**DATA**:
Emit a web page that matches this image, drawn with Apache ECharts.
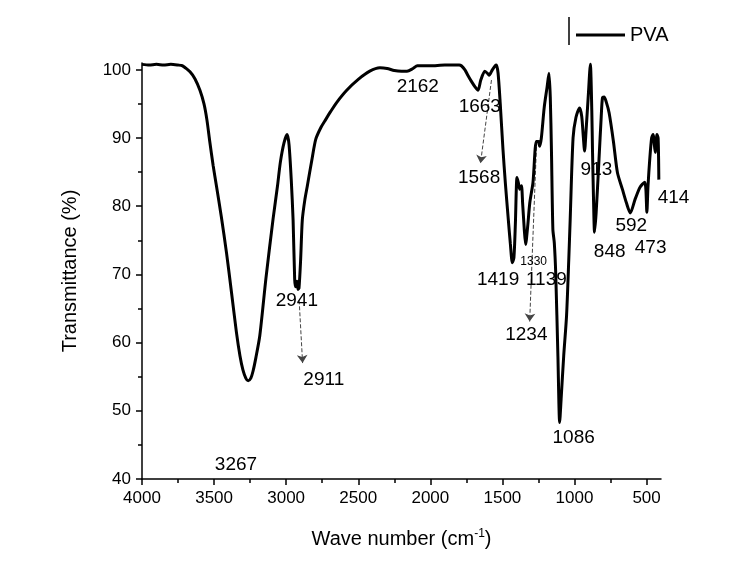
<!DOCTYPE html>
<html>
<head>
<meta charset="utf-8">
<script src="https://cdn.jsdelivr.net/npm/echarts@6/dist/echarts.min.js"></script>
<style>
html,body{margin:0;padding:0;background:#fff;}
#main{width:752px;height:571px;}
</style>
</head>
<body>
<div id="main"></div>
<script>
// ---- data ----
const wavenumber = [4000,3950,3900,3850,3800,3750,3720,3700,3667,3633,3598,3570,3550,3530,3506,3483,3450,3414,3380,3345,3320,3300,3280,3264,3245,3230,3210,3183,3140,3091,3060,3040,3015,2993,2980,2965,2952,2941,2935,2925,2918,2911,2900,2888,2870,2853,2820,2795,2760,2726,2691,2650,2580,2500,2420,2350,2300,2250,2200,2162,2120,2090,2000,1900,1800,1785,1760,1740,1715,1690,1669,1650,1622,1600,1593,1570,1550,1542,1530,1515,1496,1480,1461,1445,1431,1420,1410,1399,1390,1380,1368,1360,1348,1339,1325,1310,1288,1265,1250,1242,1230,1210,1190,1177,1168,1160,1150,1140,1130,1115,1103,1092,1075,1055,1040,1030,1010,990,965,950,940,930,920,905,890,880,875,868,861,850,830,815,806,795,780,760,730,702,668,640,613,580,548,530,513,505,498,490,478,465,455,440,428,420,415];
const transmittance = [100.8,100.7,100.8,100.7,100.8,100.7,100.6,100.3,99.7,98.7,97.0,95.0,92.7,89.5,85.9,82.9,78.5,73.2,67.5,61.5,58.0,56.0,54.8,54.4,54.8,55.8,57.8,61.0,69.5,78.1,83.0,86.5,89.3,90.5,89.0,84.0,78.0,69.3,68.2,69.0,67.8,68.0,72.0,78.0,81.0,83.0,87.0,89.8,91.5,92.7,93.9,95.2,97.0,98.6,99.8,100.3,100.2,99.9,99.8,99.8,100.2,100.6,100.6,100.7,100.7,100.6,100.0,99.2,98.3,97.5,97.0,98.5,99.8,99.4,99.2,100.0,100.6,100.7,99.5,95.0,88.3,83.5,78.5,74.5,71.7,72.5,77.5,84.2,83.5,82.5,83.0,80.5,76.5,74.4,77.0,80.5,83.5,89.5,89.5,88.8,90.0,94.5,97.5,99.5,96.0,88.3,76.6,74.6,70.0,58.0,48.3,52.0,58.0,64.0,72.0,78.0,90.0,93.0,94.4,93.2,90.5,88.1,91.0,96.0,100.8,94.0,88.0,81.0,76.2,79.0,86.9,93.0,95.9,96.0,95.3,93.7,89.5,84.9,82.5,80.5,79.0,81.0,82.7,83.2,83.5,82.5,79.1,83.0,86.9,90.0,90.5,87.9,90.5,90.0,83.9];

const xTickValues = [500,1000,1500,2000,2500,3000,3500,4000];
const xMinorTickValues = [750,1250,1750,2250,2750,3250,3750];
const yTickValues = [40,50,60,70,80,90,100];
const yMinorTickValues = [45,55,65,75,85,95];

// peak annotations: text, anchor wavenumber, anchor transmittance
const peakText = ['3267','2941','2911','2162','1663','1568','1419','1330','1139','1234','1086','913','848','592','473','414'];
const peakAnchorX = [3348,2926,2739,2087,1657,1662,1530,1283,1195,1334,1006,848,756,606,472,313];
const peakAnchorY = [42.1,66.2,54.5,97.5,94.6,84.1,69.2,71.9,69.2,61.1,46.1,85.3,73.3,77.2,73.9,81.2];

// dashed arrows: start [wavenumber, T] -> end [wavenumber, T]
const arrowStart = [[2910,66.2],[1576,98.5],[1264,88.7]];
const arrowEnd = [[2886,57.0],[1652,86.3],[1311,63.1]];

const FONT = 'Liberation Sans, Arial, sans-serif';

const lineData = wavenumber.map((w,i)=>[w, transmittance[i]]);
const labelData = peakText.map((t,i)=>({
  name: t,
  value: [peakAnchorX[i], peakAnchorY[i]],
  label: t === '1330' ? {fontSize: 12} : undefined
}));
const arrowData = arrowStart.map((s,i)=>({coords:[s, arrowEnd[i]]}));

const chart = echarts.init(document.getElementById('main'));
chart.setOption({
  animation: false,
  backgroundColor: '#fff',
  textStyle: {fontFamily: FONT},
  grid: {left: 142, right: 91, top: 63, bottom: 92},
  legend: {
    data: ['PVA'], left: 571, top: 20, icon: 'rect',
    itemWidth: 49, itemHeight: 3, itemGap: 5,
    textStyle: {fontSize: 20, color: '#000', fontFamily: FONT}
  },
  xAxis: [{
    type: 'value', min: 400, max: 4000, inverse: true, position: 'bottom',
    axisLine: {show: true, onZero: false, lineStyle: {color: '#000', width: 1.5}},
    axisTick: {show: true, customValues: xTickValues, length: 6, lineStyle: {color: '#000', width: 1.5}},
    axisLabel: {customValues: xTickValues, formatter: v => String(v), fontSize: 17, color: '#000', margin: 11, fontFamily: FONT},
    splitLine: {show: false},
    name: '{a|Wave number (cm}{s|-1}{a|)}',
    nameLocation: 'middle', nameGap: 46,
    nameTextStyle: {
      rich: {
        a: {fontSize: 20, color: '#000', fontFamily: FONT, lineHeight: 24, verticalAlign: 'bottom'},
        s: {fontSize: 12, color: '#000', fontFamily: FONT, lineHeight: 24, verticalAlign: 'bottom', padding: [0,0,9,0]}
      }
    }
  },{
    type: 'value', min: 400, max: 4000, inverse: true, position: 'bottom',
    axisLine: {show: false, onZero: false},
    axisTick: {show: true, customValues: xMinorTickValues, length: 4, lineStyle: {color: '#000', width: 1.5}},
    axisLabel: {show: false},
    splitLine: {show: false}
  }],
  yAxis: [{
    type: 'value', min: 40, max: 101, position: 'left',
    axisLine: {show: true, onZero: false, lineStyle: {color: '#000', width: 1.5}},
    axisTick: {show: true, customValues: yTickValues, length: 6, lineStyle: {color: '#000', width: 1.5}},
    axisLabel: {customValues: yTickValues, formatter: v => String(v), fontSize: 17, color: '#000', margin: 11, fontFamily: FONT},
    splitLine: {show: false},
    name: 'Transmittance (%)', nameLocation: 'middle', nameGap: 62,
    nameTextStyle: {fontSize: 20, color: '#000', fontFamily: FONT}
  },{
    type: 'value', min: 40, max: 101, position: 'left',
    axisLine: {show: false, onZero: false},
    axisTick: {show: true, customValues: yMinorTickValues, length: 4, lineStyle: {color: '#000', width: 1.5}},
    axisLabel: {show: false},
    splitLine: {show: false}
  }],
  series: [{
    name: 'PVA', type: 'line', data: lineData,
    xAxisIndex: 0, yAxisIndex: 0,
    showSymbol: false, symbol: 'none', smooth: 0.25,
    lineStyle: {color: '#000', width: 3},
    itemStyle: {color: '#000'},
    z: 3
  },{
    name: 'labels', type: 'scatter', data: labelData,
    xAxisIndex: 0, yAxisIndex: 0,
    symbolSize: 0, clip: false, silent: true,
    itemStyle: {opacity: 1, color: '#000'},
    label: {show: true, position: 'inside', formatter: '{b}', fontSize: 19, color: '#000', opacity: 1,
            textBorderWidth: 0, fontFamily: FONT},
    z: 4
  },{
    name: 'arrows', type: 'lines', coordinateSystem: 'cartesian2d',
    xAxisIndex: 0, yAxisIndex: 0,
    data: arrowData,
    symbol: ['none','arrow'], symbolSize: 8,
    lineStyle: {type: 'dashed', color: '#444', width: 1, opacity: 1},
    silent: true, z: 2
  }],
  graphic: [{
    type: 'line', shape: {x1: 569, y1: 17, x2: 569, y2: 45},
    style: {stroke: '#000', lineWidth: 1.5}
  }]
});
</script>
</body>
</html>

**WRITTEN INSTRUCTION**: All the material shown above is to be copied exactly, with no pictures carried over.

**FINISHED EXERCISE**:
Emit a web page that matches this image, drawn with Apache ECharts.
<!DOCTYPE html>
<html>
<head>
<meta charset="utf-8">
<script src="https://cdn.jsdelivr.net/npm/echarts@6/dist/echarts.min.js"></script>
<style>
html,body{margin:0;padding:0;background:#fff;}
#main{width:752px;height:571px;}
</style>
</head>
<body>
<div id="main"></div>
<script>
// ---- data ----
const wavenumber = [4000,3950,3900,3850,3800,3750,3720,3700,3667,3633,3598,3570,3550,3530,3506,3483,3450,3414,3380,3345,3320,3300,3280,3264,3245,3230,3210,3183,3140,3091,3060,3040,3015,2993,2980,2965,2952,2941,2935,2925,2918,2911,2900,2888,2870,2853,2820,2795,2760,2726,2691,2650,2580,2500,2420,2350,2300,2250,2200,2162,2120,2090,2000,1900,1800,1785,1760,1740,1715,1690,1669,1650,1622,1600,1593,1570,1550,1542,1530,1515,1496,1480,1461,1445,1431,1420,1410,1399,1390,1380,1368,1360,1348,1339,1325,1310,1288,1265,1250,1242,1230,1210,1190,1177,1168,1160,1150,1140,1130,1115,1103,1092,1075,1055,1040,1030,1010,990,965,950,940,930,920,905,890,880,875,868,861,850,830,815,806,795,780,760,730,702,668,640,613,580,548,530,513,505,498,490,478,465,455,440,428,420,415];
const transmittance = [100.8,100.7,100.8,100.7,100.8,100.7,100.6,100.3,99.7,98.7,97.0,95.0,92.7,89.5,85.9,82.9,78.5,73.2,67.5,61.5,58.0,56.0,54.8,54.4,54.8,55.8,57.8,61.0,69.5,78.1,83.0,86.5,89.3,90.5,89.0,84.0,78.0,69.3,68.2,69.0,67.8,68.0,72.0,78.0,81.0,83.0,87.0,89.8,91.5,92.7,93.9,95.2,97.0,98.6,99.8,100.3,100.2,99.9,99.8,99.8,100.2,100.6,100.6,100.7,100.7,100.6,100.0,99.2,98.3,97.5,97.0,98.5,99.8,99.4,99.2,100.0,100.6,100.7,99.5,95.0,88.3,83.5,78.5,74.5,71.7,72.5,77.5,84.2,83.5,82.5,83.0,80.5,76.5,74.4,77.0,80.5,83.5,89.5,89.5,88.8,90.0,94.5,97.5,99.5,96.0,88.3,76.6,74.6,70.0,58.0,48.3,52.0,58.0,64.0,72.0,78.0,90.0,93.0,94.4,93.2,90.5,88.1,91.0,96.0,100.8,94.0,88.0,81.0,76.2,79.0,86.9,93.0,95.9,96.0,95.3,93.7,89.5,84.9,82.5,80.5,79.0,81.0,82.7,83.2,83.5,82.5,79.1,83.0,86.9,90.0,90.5,87.9,90.5,90.0,83.9];

const xTickValues = [500,1000,1500,2000,2500,3000,3500,4000];
const xMinorTickValues = [750,1250,1750,2250,2750,3250,3750];
const yTickValues = [40,50,60,70,80,90,100];
const yMinorTickValues = [45,55,65,75,85,95];

// peak annotations: text, anchor wavenumber, anchor transmittance
const peakText = ['3267','2941','2911','2162','1663','1568','1419','1330','1139','1234','1086','913','848','592','473','414'];
const peakAnchorX = [3348,2926,2739,2087,1657,1662,1530,1283,1195,1334,1006,848,756,606,472,313];
const peakAnchorY = [42.1,66.2,54.5,97.5,94.6,84.1,69.2,71.9,69.2,61.1,46.1,85.3,73.3,77.2,73.9,81.2];

// dashed arrows: start [wavenumber, T] -> end [wavenumber, T]
const arrowStart = [[2910,66.2],[1576,98.5],[1264,88.7]];
const arrowEnd = [[2886,57.0],[1652,86.3],[1311,63.1]];

const FONT = 'Liberation Sans, Arial, sans-serif';

const lineData = wavenumber.map((w,i)=>[w, transmittance[i]]);
const labelData = peakText.map((t,i)=>({
  name: t,
  value: [peakAnchorX[i], peakAnchorY[i]],
  label: t === '1330' ? {fontSize: 12} : undefined
}));
const arrowData = arrowStart.map((s,i)=>({coords:[s, arrowEnd[i]]}));

const chart = echarts.init(document.getElementById('main'));
chart.setOption({
  animation: false,
  backgroundColor: '#fff',
  textStyle: {fontFamily: FONT},
  grid: {left: 142, right: 91, top: 63, bottom: 92},
  legend: {
    data: ['PVA'], left: 571, top: 20, icon: 'rect',
    itemWidth: 49, itemHeight: 3, itemGap: 5,
    textStyle: {fontSize: 20, color: '#000', fontFamily: FONT}
  },
  xAxis: [{
    type: 'value', min: 400, max: 4000, inverse: true, position: 'bottom',
    axisLine: {show: true, onZero: false, lineStyle: {color: '#000', width: 1.5}},
    axisTick: {show: true, customValues: xTickValues, length: 6, lineStyle: {color: '#000', width: 1.5}},
    axisLabel: {customValues: xTickValues, formatter: v => String(v), fontSize: 17, color: '#000', margin: 11, fontFamily: FONT},
    splitLine: {show: false},
    name: '{a|Wave number (cm}{s|-1}{a|)}',
    nameLocation: 'middle', nameGap: 46,
    nameTextStyle: {
      rich: {
        a: {fontSize: 20, color: '#000', fontFamily: FONT, lineHeight: 24, verticalAlign: 'bottom'},
        s: {fontSize: 12, color: '#000', fontFamily: FONT, lineHeight: 24, verticalAlign: 'bottom', padding: [0,0,9,0]}
      }
    }
  },{
    type: 'value', min: 400, max: 4000, inverse: true, position: 'bottom',
    axisLine: {show: false, onZero: false},
    axisTick: {show: true, customValues: xMinorTickValues, length: 4, lineStyle: {color: '#000', width: 1.5}},
    axisLabel: {show: false},
    splitLine: {show: false}
  }],
  yAxis: [{
    type: 'value', min: 40, max: 101, position: 'left',
    axisLine: {show: true, onZero: false, lineStyle: {color: '#000', width: 1.5}},
    axisTick: {show: true, customValues: yTickValues, length: 6, lineStyle: {color: '#000', width: 1.5}},
    axisLabel: {customValues: yTickValues, formatter: v => String(v), fontSize: 17, color: '#000', margin: 11, fontFamily: FONT},
    splitLine: {show: false},
    name: 'Transmittance (%)', nameLocation: 'middle', nameGap: 62,
    nameTextStyle: {fontSize: 20, color: '#000', fontFamily: FONT}
  },{
    type: 'value', min: 40, max: 101, position: 'left',
    axisLine: {show: false, onZero: false},
    axisTick: {show: true, customValues: yMinorTickValues, length: 4, lineStyle: {color: '#000', width: 1.5}},
    axisLabel: {show: false},
    splitLine: {show: false}
  }],
  series: [{
    name: 'PVA', type: 'line', data: lineData,
    xAxisIndex: 0, yAxisIndex: 0,
    showSymbol: false, symbol: 'none', smooth: 0.25,
    lineStyle: {color: '#000', width: 3},
    itemStyle: {color: '#000'},
    z: 3
  },{
    name: 'labels', type: 'scatter', data: labelData,
    xAxisIndex: 0, yAxisIndex: 0,
    symbolSize: 0, clip: false, silent: true,
    itemStyle: {opacity: 1, color: '#000'},
    label: {show: true, position: 'inside', formatter: '{b}', fontSize: 19, color: '#000', opacity: 1,
            textBorderWidth: 0, fontFamily: FONT},
    z: 4
  },{
    name: 'arrows', type: 'lines', coordinateSystem: 'cartesian2d',
    xAxisIndex: 0, yAxisIndex: 0,
    data: arrowData,
    symbol: ['none','arrow'], symbolSize: 8,
    lineStyle: {type: 'dashed', color: '#444', width: 1, opacity: 1},
    silent: true, z: 2
  }],
  graphic: [{
    type: 'line', shape: {x1: 569, y1: 17, x2: 569, y2: 45},
    style: {stroke: '#000', lineWidth: 1.5}
  }]
});
</script>
</body>
</html>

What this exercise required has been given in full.